On February 10, 2017, the parties filed an unsigned settlement agreement and a Motion to Approve Settlement of Action under Fair Labor Standards Act. ECF No. 43. In the parties' motion, the parties represented that the Palo Alto City Council approved the settlement of the instant case on January 9, 2017. Id. at 3.

However, on March 21, 2017, the parties filed a joint case management statement, which states that the parties are "currently in the process of obtaining approval and signatures" on the unsigned settlement agreement filed with the Court on February 10, 2017. ECF No. 46. The parties represented that a fully executed settlement agreement with the correct settlement amounts would be filed with the Court by March 30, 2017. The parties did not file a fully executed agreement on March 30, 2017 or thereafter.

On April 6, 2017, the parties filed an "Updated Joint Status Report for Case Management Conference Regarding Execution of Proposed Settlement Agreement." ECF No. 49. The parties indicate that they have "obtained approval of the settlement from named plaintiff Doug Slezak and nearly all of the eight City employees who have already opted in." Id.
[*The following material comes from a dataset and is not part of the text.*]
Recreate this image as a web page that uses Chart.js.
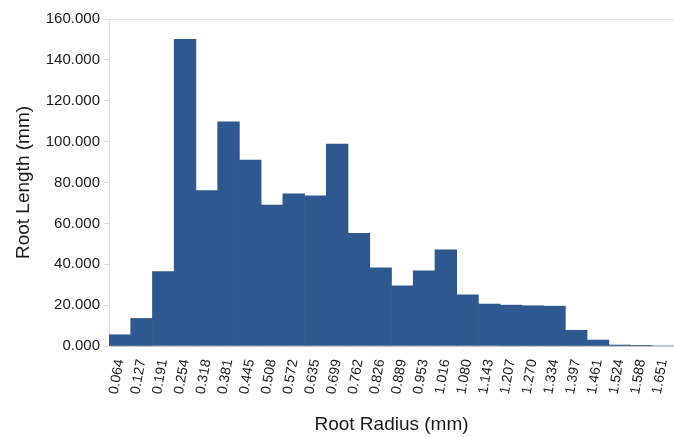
<!DOCTYPE html>
<html>
<head>
<meta charset="utf-8">
<script src="https://cdn.jsdelivr.net/npm/chart.js@4"></script>
<style>
  html, body { margin: 0; padding: 0; background: #fff; overflow: hidden; }
  #wrap { width: 674px; height: 437px; }
</style>
</head>
<body>
<div id="wrap"><canvas id="chart" width="674" height="437"></canvas></div>
<script>
// Root radius classes (mm)
const radiusLabels = ['0.064', '0.127', '0.191', '0.254', '0.318', '0.381', '0.445', '0.508', '0.572',
    '0.635', '0.699', '0.762', '0.826', '0.889', '0.953', '1.016', '1.080', '1.143', '1.207',
    '1.270', '1.334', '1.397', '1.461', '1.524', '1.588', '1.651'];

// Root length per class (mm)
const rootLength = [5.5, 13.5, 36.4, 150.0, 76.0, 109.7, 91.0, 69.0, 74.4,
    73.5, 98.8, 55.1, 38.3, 29.4, 36.8, 47.0, 25.0, 20.5, 20.0,
    19.7, 19.5, 7.7, 2.9, 0.5, 0.1, 0];

const yTicks = [0, 20, 40, 60, 80, 100, 120, 140, 160];

const textColor = '#1a1a1a';
const barColor = '#2f5890';

Chart.defaults.font.family = '"Liberation Sans", Arial, sans-serif';
Chart.defaults.color = textColor;

const ctx = document.getElementById('chart').getContext('2d');
new Chart(ctx, {
    type: 'bar',
    data: {
        labels: radiusLabels,
        datasets: [{
            data: rootLength,
            backgroundColor: barColor,
            borderWidth: 0,
            categoryPercentage: 1.0,
            barPercentage: 1.0
        }]
    },
    options: {
        responsive: false,
        animation: false,
        layout: { padding: { top: 19, right: 0, left: 0, bottom: 0 } },
        plugins: {
            legend: { display: false },
            tooltip: { enabled: false }
        },
        scales: {
            x: {
                afterFit: function(axis) {
                    axis.height = 91;
                    axis.paddingRight = 0;
                    axis.paddingLeft = 0;
                },
                grid: { display: false },
                border: { color: '#c4c4c4', width: 1 },
                ticks: {
                    minRotation: 80,
                    maxRotation: 80,
                    autoSkip: false,
                    font: { size: 14 },
                    color: textColor,
                    padding: 4
                },
                title: {
                    display: true,
                    text: 'Root Radius (mm)',
                    font: { size: 19 },
                    color: textColor,
                    padding: { top: 0, bottom: 1 }
                }
            },
            y: {
                min: 0,
                max: 160,
                afterFit: function(axis) { axis.width = 109; },
                afterBuildTicks: function(axis) {
                    axis.ticks = yTicks.map(v => ({ value: v }));
                },
                grid: {
                    color: function(c) { return c.tick && c.tick.value === 160 ? '#e2e2e2' : 'rgba(0,0,0,0)'; },
                    tickColor: '#dcdcdc',
                    tickLength: 5
                },
                border: { color: '#e0e0e0', width: 1 },
                ticks: {
                    font: { size: 15 },
                    color: textColor,
                    padding: 4,
                    callback: function(value) { return Number(value).toFixed(3); }
                },
                title: {
                    display: true,
                    text: 'Root Length (mm)',
                    font: { size: 19 },
                    color: textColor,
                    padding: { top: 12, bottom: 0 }
                }
            }
        }
    }
});
</script>
</body>
</html>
The parties also "anticipate submitting to the Court the exact allocation of the settlement amount among potential opt-in plaintiffs before the fairness hearing." Id. As of today, Monday April 10, 2017, the parties have not filed a fully executed settlement agreement or the exact allocation of the settlement amount. The hearing, which had been set when Plaintiffs filed their motion on February 10, 2017, is Thursday, April 13, 2017.

Additionally, the parties' Motion to Approve Settlement provides no means of determining how the payments for each opt-in plaintiff is to be calculated and how that amount relates to the eventual payout. See ECF No. 43-2 at 18 (page titled "Formula" with no formula provided for calculating the amount due to each opt-in plaintiff). Moreover, with respect to Plaintiffs' request for attorney's fees and costs, Plaintiffs fail to provide (1) an itemization of costs, (2) an itemization of the work and hours performed by each individual working on the case, and (3) biographies of the individuals who worked on the case. The Court cannot determine that the amount paid to Plaintiffs' counsel or the opt-in plaintiffs will be a "fair and reasonable settlement of a bona fide dispute" without such information. Lynn's Food Stores, Inc. v. United States, 679 F.2d 1350, 1352-53 (11th Cir. 1982).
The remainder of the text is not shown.